Genres like rock, rap, classical conducting, and electronic music still carry an unspoken message: this space belongs to men. And when women enter, they’re asked to soften, sexualise, or shrink their sound to fit an acceptable mould.

In Candid, Stein documents how women artists are nudged toward conformity — toward palatability — instead of being given the space to fully explore their artistry on their own terms. Whether it’s Salt-N-Pepa breaking barriers in hip-hop or indie artists fighting for sonic autonomy, the story is the same: women don’t just create — they battle for the right to create freely.

And it’s exhausting. It’s limiting. And it’s costing the industry the very thing it claims to value most: originality.


The Financial Gap No One Talks About Loudly Enough

Behind every main-stage slot, headline act, or platinum album is a system of contracts, royalties, publishing deals, and licensing agreements. And guess what? Women are still losing out.

The economic side of bias is often hidden — but it’s everywhere. From underpaid performance fees to unequal splits in royalty deals, women are systematically undercompensated. The lack of access to funding, sponsorship, and executive decision-making power makes it harder for women to build sustainable careers — even when they’re charting.

Candid includes powerful testimony from women navigating these financial imbalances. And what becomes clear is this: gender bias isn’t just limiting creativity — it’s limiting security, stability, and legacy.

When women are underpaid, undervalued, and underfunded, the industry suffers. Because homogeneity doesn’t just sound the same — it stalls evolution.


The Power of Allyship — and Why It Matters Now More Than Ever

One of the most powerful threads in Candid is the reminder that women are not waiting quietly. They are building. Supporting. Mentoring. Creating networks of visibility and strength — like Girls Rock Camp, Femmestival, and independent collectives that are changing the industry from the inside out.

These spaces offer more than support. They offer strategy, safety, and scale.

But women shouldn’t have to carry this alone. Allyship from men in the industry isn’t just “nice to have” — it’s necessary. And it starts by doing three things:

  • Listening: really listening — without interrupting, dismissing, or defending.
  • Lifting: promoting women into leadership roles, not just featuring them as guest collaborators.
  • Leveraging: using platforms and privilege to challenge bias, call out injustice, and change what’s considered “normal.”

Change requires courage — especially from those not directly affected by the imbalance.


Why Candid Is Essential Reading — for Anyone Who Cares About Music, Equity, or Innovation

What Stein has created with Candid isn’t just a book — it’s a cultural document. Through honest, unfiltered conversations, she captures both the pain and the power of what it means to be a woman in music today.

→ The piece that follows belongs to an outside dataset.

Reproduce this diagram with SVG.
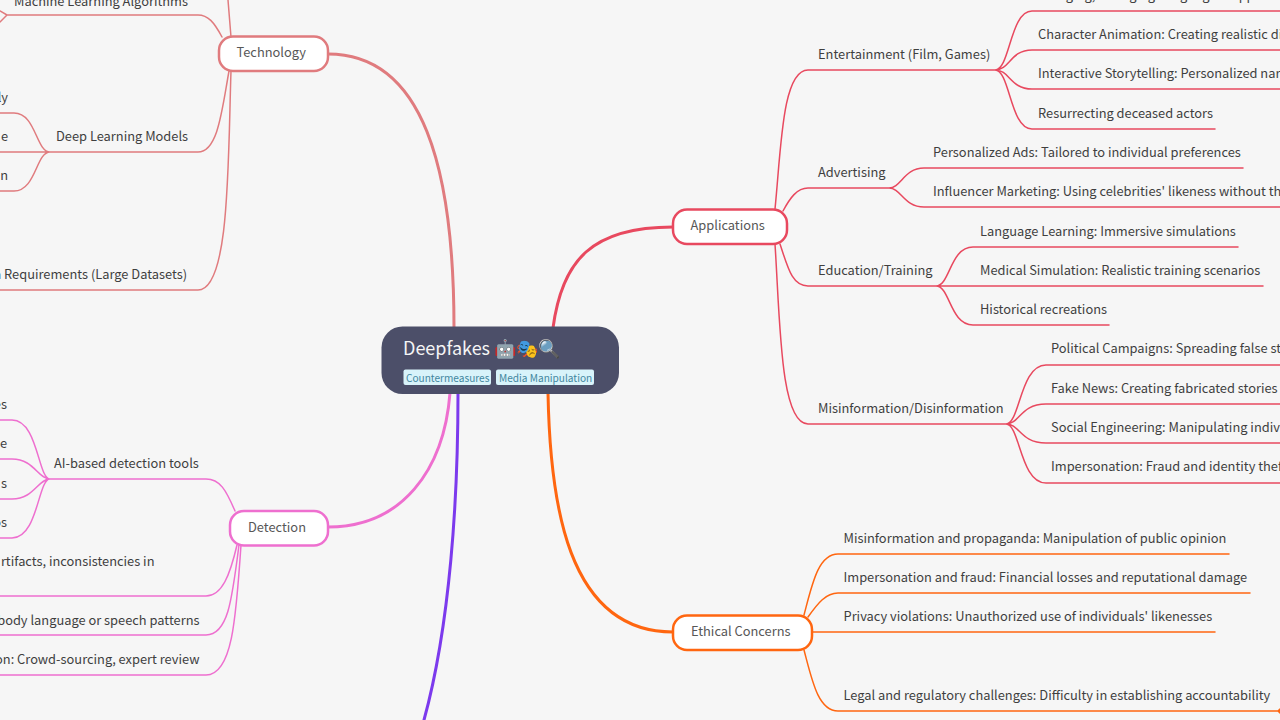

This isn’t just a read for musicians. It’s for producers, label heads, tech founders, HR teams, booking agents — and anyone who believes that creative freedom shouldn’t come with caveats based on gender.

It’s also a reminder that visibility, while important, isn’t the whole answer. We need systemic change, not symbolic inclusion.


Final Note: The Future of Music Needs All of Us

The work continues.

If you’re a woman in music: know that you’re not imagining it. The barriers are real — but so is your power. Keep creating, keep connecting, and keep claiming space.

If you’re an ally: know that action speaks louder than hashtags. Equity isn’t given — it’s built, together.

And if you love music? Demand better from the industry that shapes the soundtrack of our lives.

Because when all voices are truly heard, the music doesn’t just get louder — it gets richer.